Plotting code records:
--- begin ---

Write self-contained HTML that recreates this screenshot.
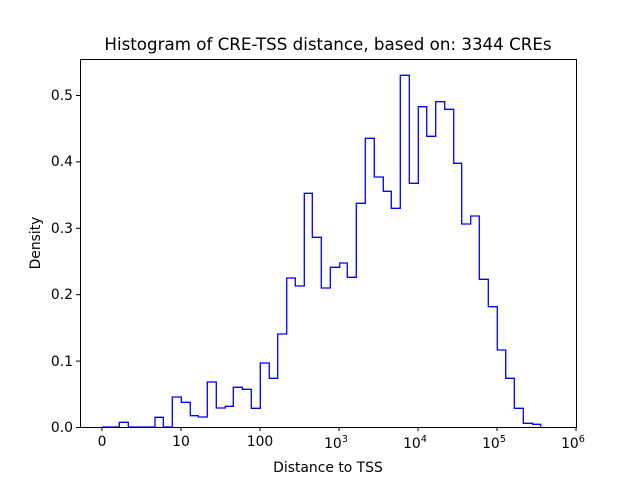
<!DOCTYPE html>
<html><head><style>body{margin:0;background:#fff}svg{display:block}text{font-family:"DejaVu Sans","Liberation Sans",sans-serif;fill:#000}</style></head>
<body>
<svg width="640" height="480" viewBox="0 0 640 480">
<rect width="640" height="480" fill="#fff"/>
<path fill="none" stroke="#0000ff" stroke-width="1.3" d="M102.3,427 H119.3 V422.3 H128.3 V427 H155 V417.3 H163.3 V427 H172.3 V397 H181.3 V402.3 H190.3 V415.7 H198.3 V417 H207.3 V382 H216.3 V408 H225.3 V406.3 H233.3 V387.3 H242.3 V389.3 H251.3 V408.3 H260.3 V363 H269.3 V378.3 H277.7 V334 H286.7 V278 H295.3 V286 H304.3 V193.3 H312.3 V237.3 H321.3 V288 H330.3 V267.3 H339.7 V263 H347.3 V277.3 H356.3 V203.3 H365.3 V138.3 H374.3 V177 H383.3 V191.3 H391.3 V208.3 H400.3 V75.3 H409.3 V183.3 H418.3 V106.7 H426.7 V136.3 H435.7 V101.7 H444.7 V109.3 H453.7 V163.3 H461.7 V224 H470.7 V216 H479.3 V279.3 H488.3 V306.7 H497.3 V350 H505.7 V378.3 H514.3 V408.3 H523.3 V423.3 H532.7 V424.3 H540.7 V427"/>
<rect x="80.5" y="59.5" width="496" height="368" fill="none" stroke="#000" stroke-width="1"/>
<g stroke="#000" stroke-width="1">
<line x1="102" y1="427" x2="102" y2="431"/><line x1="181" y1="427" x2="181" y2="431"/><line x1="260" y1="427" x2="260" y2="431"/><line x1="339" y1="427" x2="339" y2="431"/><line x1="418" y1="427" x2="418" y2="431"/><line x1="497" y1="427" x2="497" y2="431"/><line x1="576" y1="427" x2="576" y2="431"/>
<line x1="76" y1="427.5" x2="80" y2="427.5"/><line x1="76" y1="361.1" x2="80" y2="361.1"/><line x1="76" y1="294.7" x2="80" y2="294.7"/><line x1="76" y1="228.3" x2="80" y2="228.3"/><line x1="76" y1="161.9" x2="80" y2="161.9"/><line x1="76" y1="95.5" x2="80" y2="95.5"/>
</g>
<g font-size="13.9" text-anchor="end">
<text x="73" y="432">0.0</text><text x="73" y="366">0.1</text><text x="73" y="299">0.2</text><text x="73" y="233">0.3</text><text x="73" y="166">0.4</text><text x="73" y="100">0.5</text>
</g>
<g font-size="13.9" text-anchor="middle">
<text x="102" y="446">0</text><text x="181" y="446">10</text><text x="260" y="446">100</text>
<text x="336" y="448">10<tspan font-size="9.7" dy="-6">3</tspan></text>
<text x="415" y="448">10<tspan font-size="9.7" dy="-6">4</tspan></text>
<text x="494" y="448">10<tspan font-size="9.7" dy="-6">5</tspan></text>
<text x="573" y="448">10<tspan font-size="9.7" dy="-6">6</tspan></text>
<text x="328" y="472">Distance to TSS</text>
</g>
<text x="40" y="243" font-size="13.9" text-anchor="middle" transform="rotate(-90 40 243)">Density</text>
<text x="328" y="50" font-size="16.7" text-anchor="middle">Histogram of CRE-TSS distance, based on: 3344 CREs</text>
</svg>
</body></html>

--- end ---
--- begin ---

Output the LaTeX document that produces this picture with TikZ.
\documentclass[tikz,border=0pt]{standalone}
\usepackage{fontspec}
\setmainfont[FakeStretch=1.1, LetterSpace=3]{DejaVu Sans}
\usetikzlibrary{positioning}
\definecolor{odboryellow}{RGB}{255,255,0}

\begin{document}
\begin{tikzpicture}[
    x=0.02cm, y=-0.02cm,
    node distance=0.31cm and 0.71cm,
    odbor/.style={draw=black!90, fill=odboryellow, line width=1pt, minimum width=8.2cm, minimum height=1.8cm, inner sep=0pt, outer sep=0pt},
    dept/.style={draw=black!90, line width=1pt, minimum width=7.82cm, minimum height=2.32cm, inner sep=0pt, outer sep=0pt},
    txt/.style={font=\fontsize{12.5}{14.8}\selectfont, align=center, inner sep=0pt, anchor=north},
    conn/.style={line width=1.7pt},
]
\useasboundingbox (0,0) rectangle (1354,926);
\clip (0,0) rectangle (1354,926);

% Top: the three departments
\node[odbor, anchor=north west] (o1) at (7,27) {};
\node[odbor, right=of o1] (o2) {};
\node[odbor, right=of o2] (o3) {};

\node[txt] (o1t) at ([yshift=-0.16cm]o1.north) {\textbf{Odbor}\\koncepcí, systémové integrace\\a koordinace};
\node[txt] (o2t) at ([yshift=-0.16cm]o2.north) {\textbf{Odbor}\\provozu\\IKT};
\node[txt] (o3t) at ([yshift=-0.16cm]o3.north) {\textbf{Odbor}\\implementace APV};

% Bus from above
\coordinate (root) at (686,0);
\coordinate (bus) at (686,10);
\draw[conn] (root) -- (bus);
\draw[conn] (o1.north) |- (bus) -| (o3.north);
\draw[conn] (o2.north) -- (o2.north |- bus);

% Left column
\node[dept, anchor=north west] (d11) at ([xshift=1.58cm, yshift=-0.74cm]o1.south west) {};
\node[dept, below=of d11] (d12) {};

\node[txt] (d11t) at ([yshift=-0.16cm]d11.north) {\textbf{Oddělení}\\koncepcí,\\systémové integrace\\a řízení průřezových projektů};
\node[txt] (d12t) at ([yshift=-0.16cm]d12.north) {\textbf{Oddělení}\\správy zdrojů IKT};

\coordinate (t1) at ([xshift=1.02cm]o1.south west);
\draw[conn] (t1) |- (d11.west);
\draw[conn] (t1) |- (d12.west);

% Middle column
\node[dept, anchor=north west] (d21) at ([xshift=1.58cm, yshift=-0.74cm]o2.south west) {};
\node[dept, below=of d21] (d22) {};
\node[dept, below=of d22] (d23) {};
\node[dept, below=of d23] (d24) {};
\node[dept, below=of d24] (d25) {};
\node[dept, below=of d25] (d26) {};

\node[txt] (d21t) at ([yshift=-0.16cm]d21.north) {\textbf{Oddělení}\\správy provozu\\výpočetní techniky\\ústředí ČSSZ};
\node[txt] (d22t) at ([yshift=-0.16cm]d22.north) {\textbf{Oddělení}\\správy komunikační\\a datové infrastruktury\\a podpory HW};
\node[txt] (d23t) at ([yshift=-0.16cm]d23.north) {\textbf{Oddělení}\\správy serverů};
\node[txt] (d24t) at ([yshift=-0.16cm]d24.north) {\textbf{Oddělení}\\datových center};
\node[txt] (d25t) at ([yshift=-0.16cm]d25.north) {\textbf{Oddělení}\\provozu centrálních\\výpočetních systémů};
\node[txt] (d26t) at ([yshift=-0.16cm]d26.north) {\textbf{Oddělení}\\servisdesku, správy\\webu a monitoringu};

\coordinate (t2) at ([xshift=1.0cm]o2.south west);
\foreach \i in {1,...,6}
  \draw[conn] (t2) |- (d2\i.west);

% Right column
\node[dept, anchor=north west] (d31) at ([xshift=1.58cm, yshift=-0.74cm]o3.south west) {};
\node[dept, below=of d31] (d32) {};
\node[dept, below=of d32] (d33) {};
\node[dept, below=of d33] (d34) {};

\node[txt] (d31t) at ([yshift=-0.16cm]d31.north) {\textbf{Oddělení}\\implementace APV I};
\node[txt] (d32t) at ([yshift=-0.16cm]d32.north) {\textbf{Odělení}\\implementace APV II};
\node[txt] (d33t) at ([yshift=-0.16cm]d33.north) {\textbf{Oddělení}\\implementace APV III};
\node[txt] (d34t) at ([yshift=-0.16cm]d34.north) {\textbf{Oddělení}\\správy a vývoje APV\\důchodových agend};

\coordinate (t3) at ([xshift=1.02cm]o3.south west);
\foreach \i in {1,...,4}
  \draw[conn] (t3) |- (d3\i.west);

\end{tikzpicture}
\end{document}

--- end ---
--- begin ---

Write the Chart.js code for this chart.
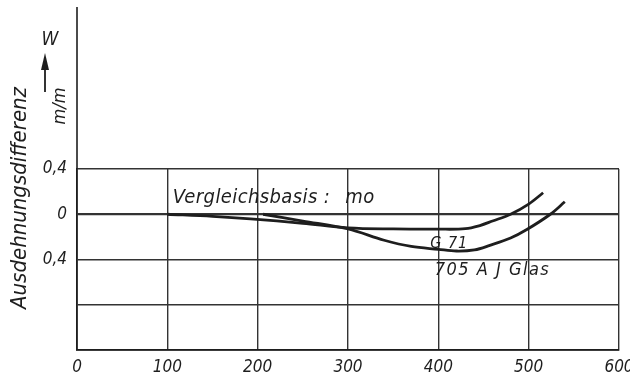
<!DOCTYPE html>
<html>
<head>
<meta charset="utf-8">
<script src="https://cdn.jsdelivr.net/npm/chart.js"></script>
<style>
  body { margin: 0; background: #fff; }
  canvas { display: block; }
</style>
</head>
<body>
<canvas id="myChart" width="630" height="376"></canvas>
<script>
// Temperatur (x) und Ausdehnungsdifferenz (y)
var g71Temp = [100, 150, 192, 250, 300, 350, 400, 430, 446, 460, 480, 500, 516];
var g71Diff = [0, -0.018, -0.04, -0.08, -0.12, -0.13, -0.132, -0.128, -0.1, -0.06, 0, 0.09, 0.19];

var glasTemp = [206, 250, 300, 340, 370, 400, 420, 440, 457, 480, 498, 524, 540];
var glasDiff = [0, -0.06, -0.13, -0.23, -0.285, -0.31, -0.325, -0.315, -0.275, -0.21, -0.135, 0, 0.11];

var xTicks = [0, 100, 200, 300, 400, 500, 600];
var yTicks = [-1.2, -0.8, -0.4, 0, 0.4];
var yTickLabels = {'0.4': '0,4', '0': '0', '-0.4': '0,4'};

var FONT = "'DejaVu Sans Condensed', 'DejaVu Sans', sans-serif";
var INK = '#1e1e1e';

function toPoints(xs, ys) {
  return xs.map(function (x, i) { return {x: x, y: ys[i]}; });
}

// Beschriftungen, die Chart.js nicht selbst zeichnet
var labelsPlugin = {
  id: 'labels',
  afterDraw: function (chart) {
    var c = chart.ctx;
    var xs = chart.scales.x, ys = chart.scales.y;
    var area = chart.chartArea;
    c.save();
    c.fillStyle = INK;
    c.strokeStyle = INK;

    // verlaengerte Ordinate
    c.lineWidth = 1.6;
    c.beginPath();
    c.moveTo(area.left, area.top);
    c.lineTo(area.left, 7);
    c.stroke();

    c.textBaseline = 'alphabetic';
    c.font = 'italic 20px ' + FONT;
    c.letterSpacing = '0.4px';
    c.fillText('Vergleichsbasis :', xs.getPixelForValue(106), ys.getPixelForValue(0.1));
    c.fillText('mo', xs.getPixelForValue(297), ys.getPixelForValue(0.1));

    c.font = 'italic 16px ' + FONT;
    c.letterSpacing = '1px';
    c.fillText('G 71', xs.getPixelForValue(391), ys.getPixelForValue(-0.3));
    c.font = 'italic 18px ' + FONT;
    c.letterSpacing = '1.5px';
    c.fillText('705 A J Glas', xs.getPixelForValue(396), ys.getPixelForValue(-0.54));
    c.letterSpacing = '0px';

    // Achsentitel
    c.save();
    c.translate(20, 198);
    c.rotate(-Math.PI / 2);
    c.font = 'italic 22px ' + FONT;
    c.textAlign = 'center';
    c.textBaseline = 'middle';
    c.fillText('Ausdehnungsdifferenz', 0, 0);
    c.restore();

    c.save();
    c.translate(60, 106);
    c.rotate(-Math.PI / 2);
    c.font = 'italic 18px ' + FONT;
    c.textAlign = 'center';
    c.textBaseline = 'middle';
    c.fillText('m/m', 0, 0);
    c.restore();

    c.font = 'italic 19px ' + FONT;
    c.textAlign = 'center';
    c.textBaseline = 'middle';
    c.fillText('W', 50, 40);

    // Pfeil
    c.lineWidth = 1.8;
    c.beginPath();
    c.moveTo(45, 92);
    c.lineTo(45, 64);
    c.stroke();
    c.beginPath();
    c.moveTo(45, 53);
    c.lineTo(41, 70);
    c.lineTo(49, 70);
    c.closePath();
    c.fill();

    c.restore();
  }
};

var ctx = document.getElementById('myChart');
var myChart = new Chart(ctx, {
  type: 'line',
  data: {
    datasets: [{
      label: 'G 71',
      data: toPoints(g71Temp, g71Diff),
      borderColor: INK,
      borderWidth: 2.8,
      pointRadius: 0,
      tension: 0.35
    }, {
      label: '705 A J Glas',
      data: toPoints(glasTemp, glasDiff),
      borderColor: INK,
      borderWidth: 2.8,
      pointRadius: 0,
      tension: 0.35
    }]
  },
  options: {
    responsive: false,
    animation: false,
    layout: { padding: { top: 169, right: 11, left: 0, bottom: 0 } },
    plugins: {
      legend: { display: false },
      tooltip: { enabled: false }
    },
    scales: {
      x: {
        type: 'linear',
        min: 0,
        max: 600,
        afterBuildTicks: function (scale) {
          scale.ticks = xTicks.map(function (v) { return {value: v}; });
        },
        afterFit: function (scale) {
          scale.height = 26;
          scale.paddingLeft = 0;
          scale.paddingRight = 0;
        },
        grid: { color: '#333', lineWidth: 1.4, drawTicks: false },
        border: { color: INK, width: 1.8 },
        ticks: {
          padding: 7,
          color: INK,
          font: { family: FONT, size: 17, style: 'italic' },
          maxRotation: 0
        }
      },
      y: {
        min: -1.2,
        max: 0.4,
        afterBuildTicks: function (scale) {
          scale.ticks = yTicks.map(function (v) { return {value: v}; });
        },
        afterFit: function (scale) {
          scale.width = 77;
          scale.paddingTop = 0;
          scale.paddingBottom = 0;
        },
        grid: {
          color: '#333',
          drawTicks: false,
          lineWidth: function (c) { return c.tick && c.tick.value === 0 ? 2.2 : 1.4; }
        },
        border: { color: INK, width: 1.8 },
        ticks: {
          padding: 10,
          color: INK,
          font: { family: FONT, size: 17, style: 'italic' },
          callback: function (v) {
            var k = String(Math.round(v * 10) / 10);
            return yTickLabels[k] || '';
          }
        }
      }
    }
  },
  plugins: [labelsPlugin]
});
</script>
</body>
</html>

--- end ---

Copy the lines above exactly, starting with the line that contains "Write the Chart.js code for this chart." and ending with the line that contains "c.strokeStyle = INK;", and leave out any pictures.

Write the Chart.js code for this chart.
<!DOCTYPE html>
<html>
<head>
<meta charset="utf-8">
<script src="https://cdn.jsdelivr.net/npm/chart.js"></script>
<style>
  body { margin: 0; background: #fff; }
  canvas { display: block; }
</style>
</head>
<body>
<canvas id="myChart" width="630" height="376"></canvas>
<script>
// Temperatur (x) und Ausdehnungsdifferenz (y)
var g71Temp = [100, 150, 192, 250, 300, 350, 400, 430, 446, 460, 480, 500, 516];
var g71Diff = [0, -0.018, -0.04, -0.08, -0.12, -0.13, -0.132, -0.128, -0.1, -0.06, 0, 0.09, 0.19];

var glasTemp = [206, 250, 300, 340, 370, 400, 420, 440, 457, 480, 498, 524, 540];
var glasDiff = [0, -0.06, -0.13, -0.23, -0.285, -0.31, -0.325, -0.315, -0.275, -0.21, -0.135, 0, 0.11];

var xTicks = [0, 100, 200, 300, 400, 500, 600];
var yTicks = [-1.2, -0.8, -0.4, 0, 0.4];
var yTickLabels = {'0.4': '0,4', '0': '0', '-0.4': '0,4'};

var FONT = "'DejaVu Sans Condensed', 'DejaVu Sans', sans-serif";
var INK = '#1e1e1e';

function toPoints(xs, ys) {
  return xs.map(function (x, i) { return {x: x, y: ys[i]}; });
}

// Beschriftungen, die Chart.js nicht selbst zeichnet
var labelsPlugin = {
  id: 'labels',
  afterDraw: function (chart) {
    var c = chart.ctx;
    var xs = chart.scales.x, ys = chart.scales.y;
    var area = chart.chartArea;
    c.save();
    c.fillStyle = INK;
    c.strokeStyle = INK;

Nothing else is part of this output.